Cheshire West and Chester Council has received good news regarding its Local Electric Vehicle Infrastructure scheme.

The Council has now secured approval from the Department for Transport (DfT) to launch the procurement for a service provider (Charge Point Operator) to deliver the LEVI scheme.

The scheme is to support residents that lack off-street charging capability and provides funding to accelerate the uptake of electric vehicles, plus the infrastructure required, to facilitate this for all residents across Cheshire West and Chester.

The scheme will see at least 800 public electric vehicle (EV) charging points installed across the borough over a five year period between 2025 and 2030. The charge points and charging bays will be designed to the latest accessibility standards.

In line with Council’s Electric Vehicle Strategy, public EV charge points will first be deployed into Council-owned car parks and then, in areas where residents live further away than a comfortable walking distance from a Council car park, so EV charge points will be deployed on-street.

Enabling the transition to EVs will help the borough to achieve its ambitions to reduce emissions from vehicles – which generated 758,000 tons of carbon dioxide equivalent emissions in the last reporting period (2022).
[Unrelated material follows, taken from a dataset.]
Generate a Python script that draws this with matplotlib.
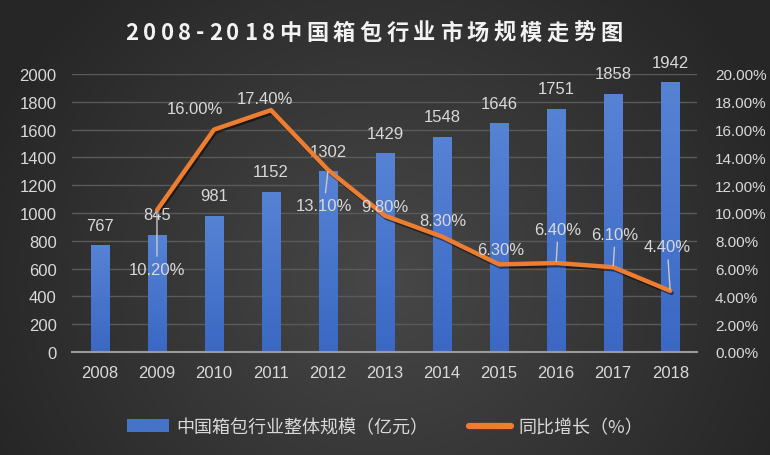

Reducing these emissions will improve air quality and health throughout the borough, alongside tackling climate change.

Most installation activity is taking place in the first five years. It is expected that the procurement process will be launched in December 2024, with the first EV charger installations under this scheme expected to be delivered in 2025.

DfT approval releases £2,049,000 of government capital grant funding to acquire private investment from a Charge Point Operator, subject to a procurement exercise.

The Council’s Cabinet Member for Legal and Finance, Councillor Carol Gahan said:

“This is wonderful news and another step forward for our EV Strategy.

“This funding will support residents who have a lack of off-street charging capability. The funding will develop a public EV charging infrastructure network over the next 20 years across the borough, with around at least 800 public charge points spread across the whole borough.”